Contrairement au roman de Pierre Boulle ainsi qu'aux films et à la série des années 60-70, l'histoire ne prend pas place sur la Terre du futur mais sur une planète fictive nommée Ashlar. Ce changement de lieu a fortement déplu et déchaîné de violentes critiques, accusant le film de tuer l'oeuvre originale en modifiant son message (si marqué dans son fameux FINAL). Mais si ce changement de lieu a de quoi dérouter, il se défend, nous amenant dans une nouvelle dynamique, intégrant de nouvelles thématiques telles que le renversement des valeurs, ou en reprenant des anciennes déjà abordées dans les anciens films, comme la dynamique circulaire.
Comme dans l'ensemble de la saga, celle-ci est une nouvelle fois plus que centrale, amenant de vrais questionnements sur l'évolution, les convictions, les préjugés et les croyances, où les personnages se retrouvent plongés dans une incertitude permanente. C'est ici que la temporalité va prendre toute sa place, par le biais des voyages dans le temps.
Si cet aspect, très axé science-fiction, va servir l'intrigue, il restera toutefois essentiellement au service de l'action, reléguant la réflexion de fond au second plan, prenant ainsi le contre-pied du film de 1968, très profond dans sa réflexion mais moins orienté action. Si ce point ne m'a pas dérangé à titre personnel, on le retrouve souvent dans les critiques négatives.

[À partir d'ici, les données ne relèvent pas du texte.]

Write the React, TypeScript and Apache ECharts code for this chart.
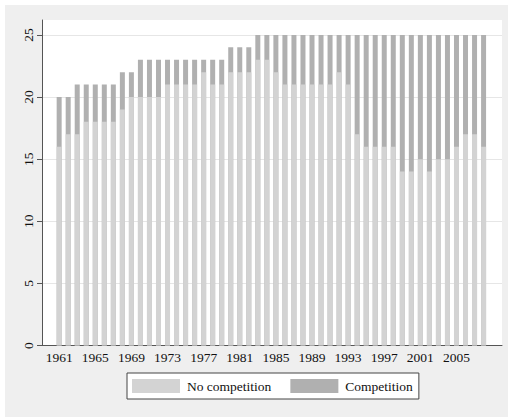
import React, { useEffect, useRef } from "react";
import * as echarts from "echarts";

const years = [
  1961, 1962, 1963, 1964, 1965, 1966, 1967, 1968, 1969, 1970, 1971, 1972,
  1973, 1974, 1975, 1976, 1977, 1978, 1979, 1980, 1981, 1982, 1983, 1984,
  1985, 1986, 1987, 1988, 1989, 1990, 1991, 1992, 1993, 1994, 1995, 1996,
  1997, 1998, 1999, 2000, 2001, 2002, 2003, 2004, 2005, 2006, 2007, 2008,
];

const noCompetition = [
  16, 17, 17, 18, 18, 18, 18, 19, 20, 20, 20, 20,
  21, 21, 21, 21, 22, 21, 21, 22, 22, 22, 23, 23,
  22, 21, 21, 21, 21, 21, 21, 22, 21, 17, 16, 16,
  16, 16, 14, 14, 15, 14, 15, 15, 16, 17, 17, 16,
];

const competition = [
  4, 3, 4, 3, 3, 3, 3, 3, 2, 3, 3, 3,
  2, 2, 2, 2, 1, 2, 2, 2, 2, 2, 2, 2,
  3, 4, 4, 4, 4, 4, 4, 3, 4, 8, 9, 9,
  9, 9, 11, 11, 10, 11, 10, 10, 9, 8, 8, 9,
];

const xTickLabels = [1961, 1965, 1969, 1973, 1977, 1981, 1985, 1989, 1993, 1997, 2001, 2005];
const yTickLabels = [0, 5, 10, 15, 20, 25];

const FONT = "'Liberation Serif', 'Times New Roman', serif";
const LIGHT = "#d3d3d3";
const DARK = "#b0b0b0";

export default function App() {
  const ref = useRef<HTMLDivElement>(null);

  useEffect(() => {
    if (!ref.current) return;
    const chart = echarts.init(ref.current, null, { renderer: "svg" });
    // stacked top of each bar (no competition + competition)
    const stackedTop = years.map((y, i) => [y, noCompetition[i] + competition[i]]);
    chart.setOption({
      animation: false,
      backgroundColor: "transparent",
      textStyle: { fontFamily: FONT },
      grid: {
        left: 42,
        right: 7,
        top: 20,
        bottom: 71.5,
        show: true,
        backgroundColor: "#ffffff",
        borderWidth: 0,
      },
      legend: {
        data: ["No competition", "Competition"],
        left: 127,
        top: 373,
        orient: "horizontal",
        icon: "rect",
        itemWidth: 48,
        itemHeight: 14,
        itemGap: 19,
        padding: [6, 6, 6, 5],
        borderColor: "#444444",
        borderWidth: 1,
        borderRadius: 0,
        backgroundColor: "#ffffff",
        textStyle: {
          fontFamily: FONT,
          fontSize: 13.5,
          color: "#111111",
          padding: [0, 0, 0, 2],
        },
      },
      xAxis: {
        type: "value",
        min: 1959.1,
        max: 2010.04,
        axisLine: { show: true, lineStyle: { color: "#555555", width: 1 } },
        axisTick: { show: false },
        splitLine: { show: false },
        axisLabel: {
          customValues: xTickLabels,
          formatter: (v: number) => String(v),
          fontFamily: FONT,
          fontSize: 13.5,
          color: "#111111",
          margin: 5,
        },
      },
      yAxis: {
        type: "value",
        min: 0,
        max: 26.2,
        interval: 5,
        axisLine: { show: true, lineStyle: { color: "#555555", width: 1 } },
        axisTick: {
          show: true,
          customValues: yTickLabels,
          length: 5,
          lineStyle: { color: "#555555" },
        },
        splitLine: { show: true, lineStyle: { color: "#e6e6e6", width: 1 } },
        axisLabel: {
          customValues: yTickLabels,
          rotate: 90,
          fontFamily: FONT,
          fontSize: 13.5,
          color: "#111111",
          margin: 7,
        },
      },
      series: [
        {
          name: "Competition",
          type: "bar",
          barWidth: 5,
          barGap: "-100%",
          itemStyle: { color: DARK },
          data: stackedTop,
          z: 2,
        },
        {
          name: "No competition",
          type: "bar",
          barWidth: 5,
          barGap: "-100%",
          itemStyle: { color: LIGHT },
          data: years.map((y, i) => [y, noCompetition[i]]),
          z: 3,
        },
      ],
    });
    return () => chart.dispose();
  }, []);

  return (
    <div style={{ position: "absolute", left: 0, top: 0, width: 509, height: 417, background: "#ffffff" }}>
      <div style={{ position: "absolute", left: 5, top: 5, width: 503, height: 412, background: "#efefef" }} />
      <div ref={ref} style={{ position: "absolute", left: 0, top: 0, width: 509, height: 417 }} />
    </div>
  );
}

Mais si l'action est plaisante à suivre et le scénario non dénué d'intérêt, je reproche toutefois un manque de profondeur dans les deux. La réflexion sur l'ordre simiesque n'est pas assez fouillée, tout comme les motivations des personnages, bien que la majeure partie d'entre eux soient sympathiques et attachants. L'action manque elle-aussi globalement d'impact, n'atteignant jamais l'apothéose tant attendue, y compris dans la bataille finale.
- Ce manque de profondeur touche aussi les personnages dans leur majorité.
Bien que son personnage apparaisse fort et déterminé, Mark Wahlberg manque encore ici de charisme et de nuance, se montrant trop linéaire dans son interprétation. Même si je l'ai quand même apprécié dans ce rôle, l'acteur ne gagnera ma totale estime que 4 ans plus tard avec Quatre Frères (2005).
Thade est fou et cruel mais sans que cela soit suffisamment fouillé pour vraiment nous marquer.
Limbo est sympathique mais trop axé sur l'humour, là où son ambiguïté aurait pu servir l'intrigue et le suspense.
Attar et Krull sont intéressants mais sans doute pas assez mis en avant pour prendre une place d'envergure.
Et plus grande déception : DAENA, l'esclave rebelle, LOVE INTEREST du héros. Belle, sauvage et en alchimie avec Davidson, le personnage n'a malheureusement que peu de dialogues et de réelle évolution, offrant un bilan proche de celui de Nova dans le film de 1968 : FADE.
En termes de personnages, la vraie réussite est bien ARI, femelle chimpanzée. Intelligente, sensible et rebelle, le personnage montre dans le même temps une vraie sensualité, parvenant à titiller nos sens malgré la tonne de maquillage. Un grand bravo à Helena Bonham Carter, actrice de génie qui deviendra suite au film la compagne de Tim Burton pendant de longues années.
- Dernier point de réflexion : la FIN OUVERTE.
Très critiquée au vu de la comparaison avec celle de 1968, la fin du film est en réalité bien plus proche de celle du roman que ne l'était celle de l'œuvre originale. Surprenante, intrigante, énigmatique, cette fin devait initialement servir d'ouverture à d'éventuelles suites. Des suites qui ne virent jamais le jour... Nous n'aurons donc malheureusement jamais d'explications sur le COMMENT CELA EST ARRIVÉ ?
- En conclusion, je qualifierai cette nouvelle adaptation de la Planète des Singes de très bonne sur la forme mais d'inaboutie sur le fond. Si le travail autour de l'univers simiesque est impressionnant, il manque quelque chose au film pour en faire une réussite totale.